▸ **PROVIDED MATERIAL**

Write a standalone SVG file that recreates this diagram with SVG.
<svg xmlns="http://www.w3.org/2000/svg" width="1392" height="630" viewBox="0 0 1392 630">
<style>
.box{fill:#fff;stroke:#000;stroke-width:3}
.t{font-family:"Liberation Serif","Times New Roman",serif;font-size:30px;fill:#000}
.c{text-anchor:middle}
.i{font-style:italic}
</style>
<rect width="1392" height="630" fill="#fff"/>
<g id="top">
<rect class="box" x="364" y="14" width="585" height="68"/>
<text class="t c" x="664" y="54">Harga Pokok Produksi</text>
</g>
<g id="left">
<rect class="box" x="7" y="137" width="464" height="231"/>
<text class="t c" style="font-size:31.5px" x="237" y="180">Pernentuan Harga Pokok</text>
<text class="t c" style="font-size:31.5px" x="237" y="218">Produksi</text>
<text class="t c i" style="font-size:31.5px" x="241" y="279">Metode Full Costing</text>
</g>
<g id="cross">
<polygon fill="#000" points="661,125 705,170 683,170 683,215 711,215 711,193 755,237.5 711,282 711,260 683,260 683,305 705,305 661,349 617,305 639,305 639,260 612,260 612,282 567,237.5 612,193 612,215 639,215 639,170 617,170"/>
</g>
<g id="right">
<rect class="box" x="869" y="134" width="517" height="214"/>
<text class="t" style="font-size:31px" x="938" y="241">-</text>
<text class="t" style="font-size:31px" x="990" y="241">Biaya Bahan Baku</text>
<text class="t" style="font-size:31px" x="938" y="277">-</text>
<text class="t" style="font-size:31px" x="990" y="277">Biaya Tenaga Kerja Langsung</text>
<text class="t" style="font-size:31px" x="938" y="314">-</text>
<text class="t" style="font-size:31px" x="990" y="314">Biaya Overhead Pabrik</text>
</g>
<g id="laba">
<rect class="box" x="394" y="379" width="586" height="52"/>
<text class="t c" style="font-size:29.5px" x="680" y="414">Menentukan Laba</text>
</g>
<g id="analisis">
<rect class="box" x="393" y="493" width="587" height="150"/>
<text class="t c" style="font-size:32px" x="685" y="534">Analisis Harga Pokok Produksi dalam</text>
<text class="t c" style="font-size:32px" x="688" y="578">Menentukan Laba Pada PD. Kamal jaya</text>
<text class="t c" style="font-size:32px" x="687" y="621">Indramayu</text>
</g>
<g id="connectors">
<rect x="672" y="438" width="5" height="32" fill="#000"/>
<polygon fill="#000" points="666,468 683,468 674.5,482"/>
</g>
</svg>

▸ **TASK REQUIREMENTS**
Print the material above once more, exactly.

▸ **RIGHT ANSWER**
Write a standalone SVG file that recreates this diagram with SVG.
<svg xmlns="http://www.w3.org/2000/svg" width="1392" height="630" viewBox="0 0 1392 630">
<style>
.box{fill:#fff;stroke:#000;stroke-width:3}
.t{font-family:"Liberation Serif","Times New Roman",serif;font-size:30px;fill:#000}
.c{text-anchor:middle}
.i{font-style:italic}
</style>
<rect width="1392" height="630" fill="#fff"/>
<g id="top">
<rect class="box" x="364" y="14" width="585" height="68"/>
<text class="t c" x="664" y="54">Harga Pokok Produksi</text>
</g>
<g id="left">
<rect class="box" x="7" y="137" width="464" height="231"/>
<text class="t c" style="font-size:31.5px" x="237" y="180">Pernentuan Harga Pokok</text>
<text class="t c" style="font-size:31.5px" x="237" y="218">Produksi</text>
<text class="t c i" style="font-size:31.5px" x="241" y="279">Metode Full Costing</text>
</g>
<g id="cross">
<polygon fill="#000" points="661,125 705,170 683,170 683,215 711,215 711,193 755,237.5 711,282 711,260 683,260 683,305 705,305 661,349 617,305 639,305 639,260 612,260 612,282 567,237.5 612,193 612,215 639,215 639,170 617,170"/>
</g>
<g id="right">
<rect class="box" x="869" y="134" width="517" height="214"/>
<text class="t" style="font-size:31px" x="938" y="241">-</text>
<text class="t" style="font-size:31px" x="990" y="241">Biaya Bahan Baku</text>
<text class="t" style="font-size:31px" x="938" y="277">-</text>
<text class="t" style="font-size:31px" x="990" y="277">Biaya Tenaga Kerja Langsung</text>
<text class="t" style="font-size:31px" x="938" y="314">-</text>
<text class="t" style="font-size:31px" x="990" y="314">Biaya Overhead Pabrik</text>
</g>
<g id="laba">
<rect class="box" x="394" y="379" width="586" height="52"/>
<text class="t c" style="font-size:29.5px" x="680" y="414">Menentukan Laba</text>
</g>
<g id="analisis">
<rect class="box" x="393" y="493" width="587" height="150"/>
<text class="t c" style="font-size:32px" x="685" y="534">Analisis Harga Pokok Produksi dalam</text>
<text class="t c" style="font-size:32px" x="688" y="578">Menentukan Laba Pada PD. Kamal jaya</text>
<text class="t c" style="font-size:32px" x="687" y="621">Indramayu</text>
</g>
<g id="connectors">
<rect x="672" y="438" width="5" height="32" fill="#000"/>
<polygon fill="#000" points="666,468 683,468 674.5,482"/>
</g>
</svg>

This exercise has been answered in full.